#### WRITTEN REQUEST
Reproduce, character for character, the lines below from the first through the one with "plt.rcParams['font.family'] = ['Lato', 'DejaVu". Leave pictures out.

## Begin

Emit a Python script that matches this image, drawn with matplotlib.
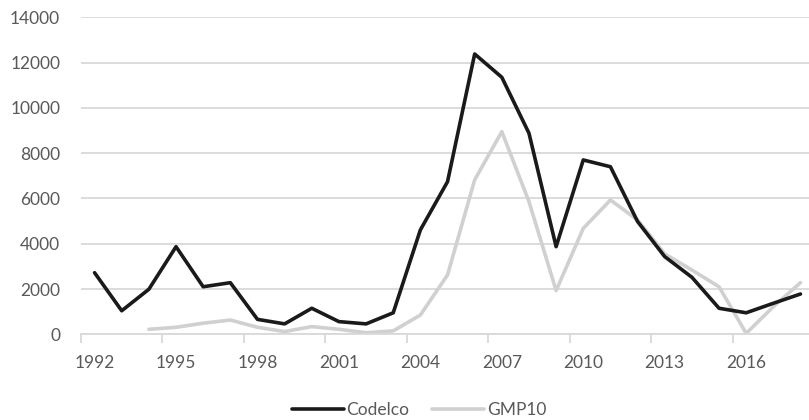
import matplotlib
matplotlib.use("Agg")
import matplotlib.pyplot as plt
from matplotlib.ticker import FixedLocator, NullFormatter, FixedFormatter

plt.rcParams['font.family'] = ['Lato', 'DejaVu Sans']

years = list(range(1992, 2019))
codelco = [2720, 1040, 1990, 3870, 2100, 2280, 660, 460, 1150, 560, 460, 950,
           4610, 6740, 12380, 11350, 8880, 3870, 7700, 7400, 4980, 3430, 2520,
           1150, 950, 1370, 1780]
gmp_years = list(range(1994, 2019))
gmp10 = [220, 310, 490, 630, 310, 120, 340, 220, 70, 150, 850, 2620, 6820,
         8950, 5860, 1930, 4680, 5930, 5050, 3550, 2840, 2100, 40, 1220, 2280]
y_ticks = list(range(0, 14001, 2000))
x_labels = [str(y) for y in range(1992, 2017, 3)]

txt = '#595959'
grid = '#d9d9d9'

fig = plt.figure(figsize=(8.09, 4.20), dpi=100)
unit = 27.15 / 809
ax = fig.add_axes([81 / 809, 1 - 334.3 / 420, 27 * unit, (334.3 - 17.3) / 420])

ax.plot(years, codelco, color='#1a1a1a', lw=2.6, solid_joinstyle='round',
        solid_capstyle='round', label='Codelco', zorder=3)
ax.plot(gmp_years, gmp10, color='#d0d0d0', lw=2.6, solid_joinstyle='round',
        solid_capstyle='round', label='GMP10', zorder=2)

ax.set_xlim(1991.5, 2018.5)
ax.set_ylim(0, 14000)
ax.set_yticks(y_ticks)
ax.set_yticklabels([str(v) for v in y_ticks])
ax.yaxis.grid(True, color=grid, lw=1.3)
ax.set_axisbelow(True)
for s in ['top', 'right', 'left']:
    ax.spines[s].set_visible(False)
ax.spines['bottom'].set_color(grid)
ax.spines['bottom'].set_linewidth(1.3)

ax.xaxis.set_major_locator(FixedLocator([1991.5 + 3 * k for k in range(10)]))
ax.xaxis.set_major_formatter(NullFormatter())
ax.xaxis.set_minor_locator(FixedLocator(list(range(1992, 2017, 3))))
ax.xaxis.set_minor_formatter(FixedFormatter(x_labels))
ax.tick_params(axis='x', which='major', length=6.5, width=1.3, color=grid)
ax.tick_params(axis='x', which='minor', length=0, pad=15, labelsize=12.5, labelcolor=txt)
ax.tick_params(axis='y', length=0, pad=15, labelsize=12.5, labelcolor=txt)

fig.legend(loc='center', bbox_to_anchor=(419 / 809, 1 - 410 / 420), ncol=2,
           frameon=False, fontsize=12.5, labelcolor=txt, handlelength=3.0,
           handletextpad=0.15, columnspacing=1.3)

fig.savefig('out.png', dpi=100)
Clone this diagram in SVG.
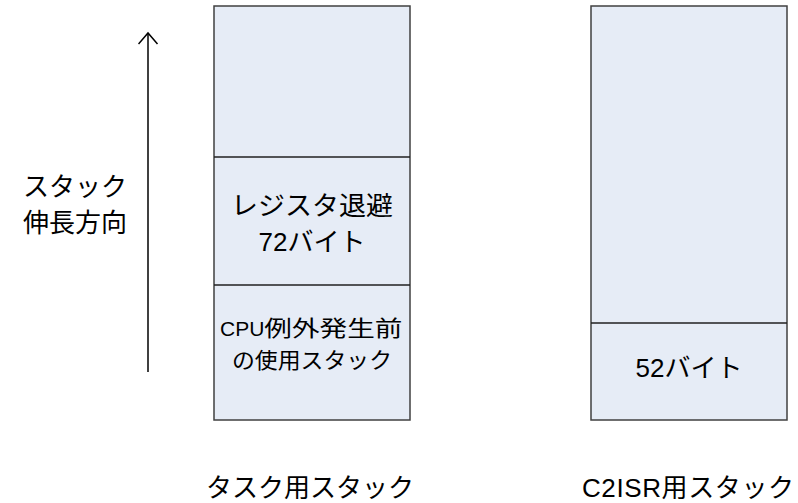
<svg xmlns="http://www.w3.org/2000/svg" width="798" height="503" viewBox="0 0 798 503">
<style>
.box{fill:#E6ECF6;stroke:#404040;stroke-width:1.5}
.div{stroke:#202020;stroke-width:1.5}
text{font-family:"Liberation Sans","Noto Sans CJK JP",sans-serif;fill:#000;text-anchor:middle}
.l{font-size:26px}
.m{font-size:26px}
.s{font-size:22px}
</style>
<defs>
<marker id="ah" markerWidth="14" markerHeight="22" refX="12" refY="10" orient="auto" markerUnits="userSpaceOnUse">
<path d="M1,0.5 L12,10 L1,19.5" fill="none" stroke="#000" stroke-width="1.5"/>
</marker>
</defs>
<g id="task-stack">
<rect class="box" x="214" y="6" width="196" height="414"/>
<line class="div" x1="214" y1="157" x2="410" y2="157"/>
<line class="div" x1="214" y1="285" x2="410" y2="285"/>
<text class="m" x="312" y="215" textLength="162" lengthAdjust="spacingAndGlyphs">レジスタ退避</text>
<text class="m" x="312" y="251">72バイト</text>
<text class="s" x="220" y="336" style="text-anchor:start"><tspan style="font-size:21px">CPU</tspan><tspan textLength="138" lengthAdjust="spacingAndGlyphs">例外発生前</tspan></text>
<text class="s" x="312" y="368" textLength="160" lengthAdjust="spacingAndGlyphs">の使用スタック</text>
<text class="l" x="310" y="497">タスク用スタック</text>
</g>
<g id="c2isr-stack">
<rect class="box" x="591" y="6" width="196" height="414"/>
<line class="div" x1="591" y1="323" x2="787" y2="323"/>
<text class="m" x="689" y="377">52バイト</text>
<text class="l" x="688" y="497" textLength="212" lengthAdjust="spacing">C2ISR用スタック</text>
</g>
<g id="direction-label">
<text class="l" x="75" y="196">スタック</text>
<text class="l" x="75" y="232">伸長方向</text>
</g>
<g id="connectors">
<line x1="148" y1="372" x2="148" y2="33" stroke="#000" stroke-width="1.5" marker-end="url(#ah)"/>
</g>
</svg>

## End

#### TASK RESPONSE
Emit a Python script that matches this image, drawn with matplotlib.
import matplotlib
matplotlib.use("Agg")
import matplotlib.pyplot as plt
from matplotlib.ticker import FixedLocator, NullFormatter, FixedFormatter

plt.rcParams['font.family'] = ['Lato', 'DejaVu Sans']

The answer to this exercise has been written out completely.